▸ GIVEN INFORMATION
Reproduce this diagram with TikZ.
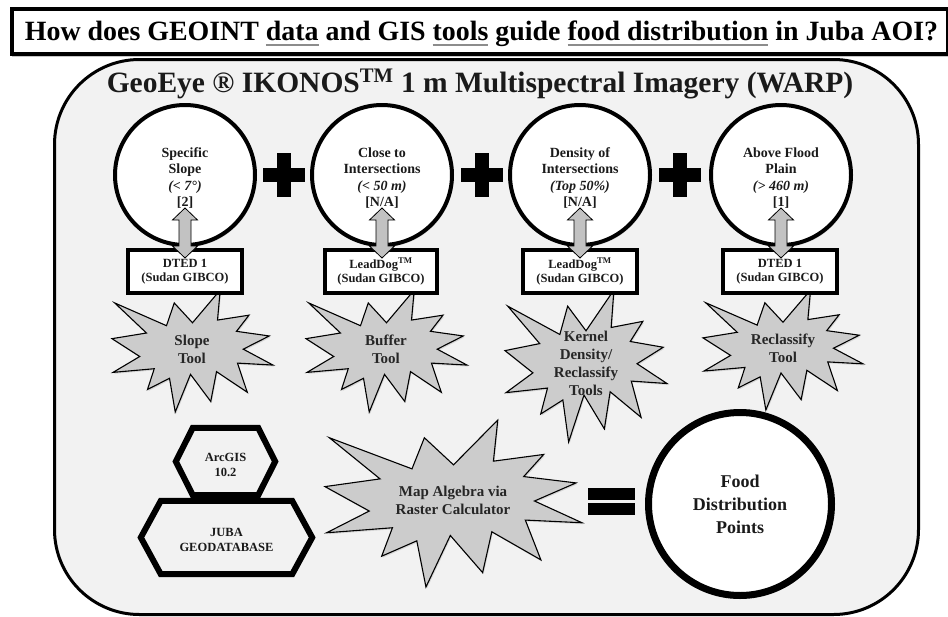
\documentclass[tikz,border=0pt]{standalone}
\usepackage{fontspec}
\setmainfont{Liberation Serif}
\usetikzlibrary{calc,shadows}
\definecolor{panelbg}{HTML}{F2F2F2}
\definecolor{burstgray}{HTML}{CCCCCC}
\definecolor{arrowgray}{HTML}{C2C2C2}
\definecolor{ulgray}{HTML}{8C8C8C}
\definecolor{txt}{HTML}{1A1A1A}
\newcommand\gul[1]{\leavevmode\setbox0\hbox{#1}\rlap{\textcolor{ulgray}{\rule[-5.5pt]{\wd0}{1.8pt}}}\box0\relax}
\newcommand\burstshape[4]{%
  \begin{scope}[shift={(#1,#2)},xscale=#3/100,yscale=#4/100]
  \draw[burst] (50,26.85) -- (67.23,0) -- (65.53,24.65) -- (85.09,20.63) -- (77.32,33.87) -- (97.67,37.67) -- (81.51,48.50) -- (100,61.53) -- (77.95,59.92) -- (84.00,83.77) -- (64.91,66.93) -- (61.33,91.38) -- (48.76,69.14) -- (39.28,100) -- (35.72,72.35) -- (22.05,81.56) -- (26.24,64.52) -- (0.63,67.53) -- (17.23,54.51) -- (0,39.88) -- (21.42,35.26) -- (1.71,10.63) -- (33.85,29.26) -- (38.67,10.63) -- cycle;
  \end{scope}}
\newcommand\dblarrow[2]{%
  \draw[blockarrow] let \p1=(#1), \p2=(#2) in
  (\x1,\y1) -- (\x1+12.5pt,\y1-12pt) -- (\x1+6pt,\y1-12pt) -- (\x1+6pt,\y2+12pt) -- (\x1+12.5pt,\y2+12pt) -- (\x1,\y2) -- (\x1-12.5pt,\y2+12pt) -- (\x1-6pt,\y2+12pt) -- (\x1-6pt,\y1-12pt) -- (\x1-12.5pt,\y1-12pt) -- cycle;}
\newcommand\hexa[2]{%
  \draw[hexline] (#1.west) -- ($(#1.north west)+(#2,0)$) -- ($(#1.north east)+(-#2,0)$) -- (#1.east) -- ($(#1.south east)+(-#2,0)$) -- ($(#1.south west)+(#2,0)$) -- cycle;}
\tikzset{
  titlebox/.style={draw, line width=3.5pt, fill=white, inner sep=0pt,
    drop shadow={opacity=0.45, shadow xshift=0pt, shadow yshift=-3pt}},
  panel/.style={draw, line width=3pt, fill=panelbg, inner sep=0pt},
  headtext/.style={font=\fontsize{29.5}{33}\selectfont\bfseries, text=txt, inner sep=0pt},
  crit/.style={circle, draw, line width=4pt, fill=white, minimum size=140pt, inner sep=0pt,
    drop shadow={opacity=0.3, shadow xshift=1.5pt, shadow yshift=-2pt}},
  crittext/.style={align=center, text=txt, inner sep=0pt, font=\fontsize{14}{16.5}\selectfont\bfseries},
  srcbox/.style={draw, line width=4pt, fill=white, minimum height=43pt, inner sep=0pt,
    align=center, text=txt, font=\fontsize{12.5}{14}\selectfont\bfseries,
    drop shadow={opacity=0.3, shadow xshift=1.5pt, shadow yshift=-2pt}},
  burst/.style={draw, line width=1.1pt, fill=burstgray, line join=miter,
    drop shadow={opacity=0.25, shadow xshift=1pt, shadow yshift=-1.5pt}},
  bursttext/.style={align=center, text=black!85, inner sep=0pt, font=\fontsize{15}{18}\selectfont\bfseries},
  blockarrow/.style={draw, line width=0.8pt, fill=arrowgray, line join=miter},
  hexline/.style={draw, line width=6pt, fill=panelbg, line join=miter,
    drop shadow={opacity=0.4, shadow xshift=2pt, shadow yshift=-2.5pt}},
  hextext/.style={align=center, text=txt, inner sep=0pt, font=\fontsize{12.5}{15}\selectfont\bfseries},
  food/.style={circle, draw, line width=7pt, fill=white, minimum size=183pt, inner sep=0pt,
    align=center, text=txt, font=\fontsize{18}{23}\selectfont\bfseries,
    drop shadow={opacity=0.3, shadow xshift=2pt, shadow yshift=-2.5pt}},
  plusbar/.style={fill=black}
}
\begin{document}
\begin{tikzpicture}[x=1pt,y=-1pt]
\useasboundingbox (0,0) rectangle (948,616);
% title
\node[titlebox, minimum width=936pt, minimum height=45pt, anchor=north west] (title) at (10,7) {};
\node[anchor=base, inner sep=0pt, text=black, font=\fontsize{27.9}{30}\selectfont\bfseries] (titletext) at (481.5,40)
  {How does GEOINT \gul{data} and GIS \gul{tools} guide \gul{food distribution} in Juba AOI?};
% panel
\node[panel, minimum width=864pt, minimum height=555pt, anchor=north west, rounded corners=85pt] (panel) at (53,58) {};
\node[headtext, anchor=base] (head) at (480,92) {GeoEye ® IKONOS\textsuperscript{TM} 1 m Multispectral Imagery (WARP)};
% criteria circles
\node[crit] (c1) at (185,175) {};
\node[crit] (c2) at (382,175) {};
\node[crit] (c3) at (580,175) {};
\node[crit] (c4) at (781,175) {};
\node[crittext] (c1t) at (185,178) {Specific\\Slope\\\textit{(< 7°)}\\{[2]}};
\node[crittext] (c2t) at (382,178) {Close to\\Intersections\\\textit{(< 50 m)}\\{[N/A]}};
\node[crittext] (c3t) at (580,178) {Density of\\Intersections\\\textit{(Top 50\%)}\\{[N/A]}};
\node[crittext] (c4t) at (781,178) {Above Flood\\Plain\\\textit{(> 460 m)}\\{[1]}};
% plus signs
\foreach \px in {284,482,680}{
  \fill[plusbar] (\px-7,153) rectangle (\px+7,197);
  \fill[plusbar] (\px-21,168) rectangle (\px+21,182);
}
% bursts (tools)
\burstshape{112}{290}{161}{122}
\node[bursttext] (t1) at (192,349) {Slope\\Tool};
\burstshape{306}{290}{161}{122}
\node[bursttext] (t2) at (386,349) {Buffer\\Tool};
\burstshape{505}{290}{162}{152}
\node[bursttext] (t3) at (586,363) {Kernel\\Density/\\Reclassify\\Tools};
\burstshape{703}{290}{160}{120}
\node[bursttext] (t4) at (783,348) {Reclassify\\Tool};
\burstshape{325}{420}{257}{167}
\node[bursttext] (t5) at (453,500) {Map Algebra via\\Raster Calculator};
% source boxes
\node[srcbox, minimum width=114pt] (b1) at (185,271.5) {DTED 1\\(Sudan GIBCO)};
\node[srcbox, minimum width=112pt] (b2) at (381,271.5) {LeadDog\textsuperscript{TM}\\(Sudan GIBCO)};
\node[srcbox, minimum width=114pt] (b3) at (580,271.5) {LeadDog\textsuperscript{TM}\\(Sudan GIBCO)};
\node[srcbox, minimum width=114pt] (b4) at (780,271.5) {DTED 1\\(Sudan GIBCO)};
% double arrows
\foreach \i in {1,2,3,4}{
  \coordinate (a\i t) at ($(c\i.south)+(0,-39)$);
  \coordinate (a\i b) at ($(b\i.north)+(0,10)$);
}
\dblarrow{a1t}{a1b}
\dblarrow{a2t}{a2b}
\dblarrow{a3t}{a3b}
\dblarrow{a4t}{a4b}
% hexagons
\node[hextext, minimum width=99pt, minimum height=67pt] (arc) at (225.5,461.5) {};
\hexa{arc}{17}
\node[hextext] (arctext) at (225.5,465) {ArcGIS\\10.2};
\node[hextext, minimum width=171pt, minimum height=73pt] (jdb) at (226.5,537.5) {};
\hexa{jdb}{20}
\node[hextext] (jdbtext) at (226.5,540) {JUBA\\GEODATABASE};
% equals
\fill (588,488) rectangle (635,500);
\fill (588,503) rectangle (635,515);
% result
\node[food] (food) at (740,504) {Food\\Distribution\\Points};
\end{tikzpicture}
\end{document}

▸ YOUR INSTRUCTIONS
Skip the pictures, then retype every line above exactly.

▸ ANSWER
Reproduce this diagram with TikZ.
\documentclass[tikz,border=0pt]{standalone}
\usepackage{fontspec}
\setmainfont{Liberation Serif}
\usetikzlibrary{calc,shadows}
\definecolor{panelbg}{HTML}{F2F2F2}
\definecolor{burstgray}{HTML}{CCCCCC}
\definecolor{arrowgray}{HTML}{C2C2C2}
\definecolor{ulgray}{HTML}{8C8C8C}
\definecolor{txt}{HTML}{1A1A1A}
\newcommand\gul[1]{\leavevmode\setbox0\hbox{#1}\rlap{\textcolor{ulgray}{\rule[-5.5pt]{\wd0}{1.8pt}}}\box0\relax}
\newcommand\burstshape[4]{%
  \begin{scope}[shift={(#1,#2)},xscale=#3/100,yscale=#4/100]
  \draw[burst] (50,26.85) -- (67.23,0) -- (65.53,24.65) -- (85.09,20.63) -- (77.32,33.87) -- (97.67,37.67) -- (81.51,48.50) -- (100,61.53) -- (77.95,59.92) -- (84.00,83.77) -- (64.91,66.93) -- (61.33,91.38) -- (48.76,69.14) -- (39.28,100) -- (35.72,72.35) -- (22.05,81.56) -- (26.24,64.52) -- (0.63,67.53) -- (17.23,54.51) -- (0,39.88) -- (21.42,35.26) -- (1.71,10.63) -- (33.85,29.26) -- (38.67,10.63) -- cycle;
  \end{scope}}
\newcommand\dblarrow[2]{%
  \draw[blockarrow] let \p1=(#1), \p2=(#2) in
  (\x1,\y1) -- (\x1+12.5pt,\y1-12pt) -- (\x1+6pt,\y1-12pt) -- (\x1+6pt,\y2+12pt) -- (\x1+12.5pt,\y2+12pt) -- (\x1,\y2) -- (\x1-12.5pt,\y2+12pt) -- (\x1-6pt,\y2+12pt) -- (\x1-6pt,\y1-12pt) -- (\x1-12.5pt,\y1-12pt) -- cycle;}
\newcommand\hexa[2]{%
  \draw[hexline] (#1.west) -- ($(#1.north west)+(#2,0)$) -- ($(#1.north east)+(-#2,0)$) -- (#1.east) -- ($(#1.south east)+(-#2,0)$) -- ($(#1.south west)+(#2,0)$) -- cycle;}
\tikzset{
  titlebox/.style={draw, line width=3.5pt, fill=white, inner sep=0pt,
    drop shadow={opacity=0.45, shadow xshift=0pt, shadow yshift=-3pt}},
  panel/.style={draw, line width=3pt, fill=panelbg, inner sep=0pt},
  headtext/.style={font=\fontsize{29.5}{33}\selectfont\bfseries, text=txt, inner sep=0pt},
  crit/.style={circle, draw, line width=4pt, fill=white, minimum size=140pt, inner sep=0pt,
    drop shadow={opacity=0.3, shadow xshift=1.5pt, shadow yshift=-2pt}},
  crittext/.style={align=center, text=txt, inner sep=0pt, font=\fontsize{14}{16.5}\selectfont\bfseries},
  srcbox/.style={draw, line width=4pt, fill=white, minimum height=43pt, inner sep=0pt,
    align=center, text=txt, font=\fontsize{12.5}{14}\selectfont\bfseries,
    drop shadow={opacity=0.3, shadow xshift=1.5pt, shadow yshift=-2pt}},
  burst/.style={draw, line width=1.1pt, fill=burstgray, line join=miter,
    drop shadow={opacity=0.25, shadow xshift=1pt, shadow yshift=-1.5pt}},
  bursttext/.style={align=center, text=black!85, inner sep=0pt, font=\fontsize{15}{18}\selectfont\bfseries},
  blockarrow/.style={draw, line width=0.8pt, fill=arrowgray, line join=miter},
  hexline/.style={draw, line width=6pt, fill=panelbg, line join=miter,
    drop shadow={opacity=0.4, shadow xshift=2pt, shadow yshift=-2.5pt}},
  hextext/.style={align=center, text=txt, inner sep=0pt, font=\fontsize{12.5}{15}\selectfont\bfseries},
  food/.style={circle, draw, line width=7pt, fill=white, minimum size=183pt, inner sep=0pt,
    align=center, text=txt, font=\fontsize{18}{23}\selectfont\bfseries,
    drop shadow={opacity=0.3, shadow xshift=2pt, shadow yshift=-2.5pt}},
  plusbar/.style={fill=black}
}
\begin{document}
\begin{tikzpicture}[x=1pt,y=-1pt]
\useasboundingbox (0,0) rectangle (948,616);
% title
\node[titlebox, minimum width=936pt, minimum height=45pt, anchor=north west] (title) at (10,7) {};
\node[anchor=base, inner sep=0pt, text=black, font=\fontsize{27.9}{30}\selectfont\bfseries] (titletext) at (481.5,40)
  {How does GEOINT \gul{data} and GIS \gul{tools} guide \gul{food distribution} in Juba AOI?};
% panel
\node[panel, minimum width=864pt, minimum height=555pt, anchor=north west, rounded corners=85pt] (panel) at (53,58) {};
\node[headtext, anchor=base] (head) at (480,92) {GeoEye ® IKONOS\textsuperscript{TM} 1 m Multispectral Imagery (WARP)};
% criteria circles
\node[crit] (c1) at (185,175) {};
\node[crit] (c2) at (382,175) {};
\node[crit] (c3) at (580,175) {};
\node[crit] (c4) at (781,175) {};
\node[crittext] (c1t) at (185,178) {Specific\\Slope\\\textit{(< 7°)}\\{[2]}};
\node[crittext] (c2t) at (382,178) {Close to\\Intersections\\\textit{(< 50 m)}\\{[N/A]}};
\node[crittext] (c3t) at (580,178) {Density of\\Intersections\\\textit{(Top 50\%)}\\{[N/A]}};
\node[crittext] (c4t) at (781,178) {Above Flood\\Plain\\\textit{(> 460 m)}\\{[1]}};
% plus signs
\foreach \px in {284,482,680}{
  \fill[plusbar] (\px-7,153) rectangle (\px+7,197);
  \fill[plusbar] (\px-21,168) rectangle (\px+21,182);
}
% bursts (tools)
\burstshape{112}{290}{161}{122}
\node[bursttext] (t1) at (192,349) {Slope\\Tool};
\burstshape{306}{290}{161}{122}
\node[bursttext] (t2) at (386,349) {Buffer\\Tool};
\burstshape{505}{290}{162}{152}
\node[bursttext] (t3) at (586,363) {Kernel\\Density/\\Reclassify\\Tools};
\burstshape{703}{290}{160}{120}
\node[bursttext] (t4) at (783,348) {Reclassify\\Tool};
\burstshape{325}{420}{257}{167}
\node[bursttext] (t5) at (453,500) {Map Algebra via\\Raster Calculator};
% source boxes
\node[srcbox, minimum width=114pt] (b1) at (185,271.5) {DTED 1\\(Sudan GIBCO)};
\node[srcbox, minimum width=112pt] (b2) at (381,271.5) {LeadDog\textsuperscript{TM}\\(Sudan GIBCO)};
\node[srcbox, minimum width=114pt] (b3) at (580,271.5) {LeadDog\textsuperscript{TM}\\(Sudan GIBCO)};
\node[srcbox, minimum width=114pt] (b4) at (780,271.5) {DTED 1\\(Sudan GIBCO)};
% double arrows
\foreach \i in {1,2,3,4}{
  \coordinate (a\i t) at ($(c\i.south)+(0,-39)$);
  \coordinate (a\i b) at ($(b\i.north)+(0,10)$);
}
\dblarrow{a1t}{a1b}
\dblarrow{a2t}{a2b}
\dblarrow{a3t}{a3b}
\dblarrow{a4t}{a4b}
% hexagons
\node[hextext, minimum width=99pt, minimum height=67pt] (arc) at (225.5,461.5) {};
\hexa{arc}{17}
\node[hextext] (arctext) at (225.5,465) {ArcGIS\\10.2};
\node[hextext, minimum width=171pt, minimum height=73pt] (jdb) at (226.5,537.5) {};
\hexa{jdb}{20}
\node[hextext] (jdbtext) at (226.5,540) {JUBA\\GEODATABASE};
% equals
\fill (588,488) rectangle (635,500);
\fill (588,503) rectangle (635,515);
% result
\node[food] (food) at (740,504) {Food\\Distribution\\Points};
\end{tikzpicture}
\end{document}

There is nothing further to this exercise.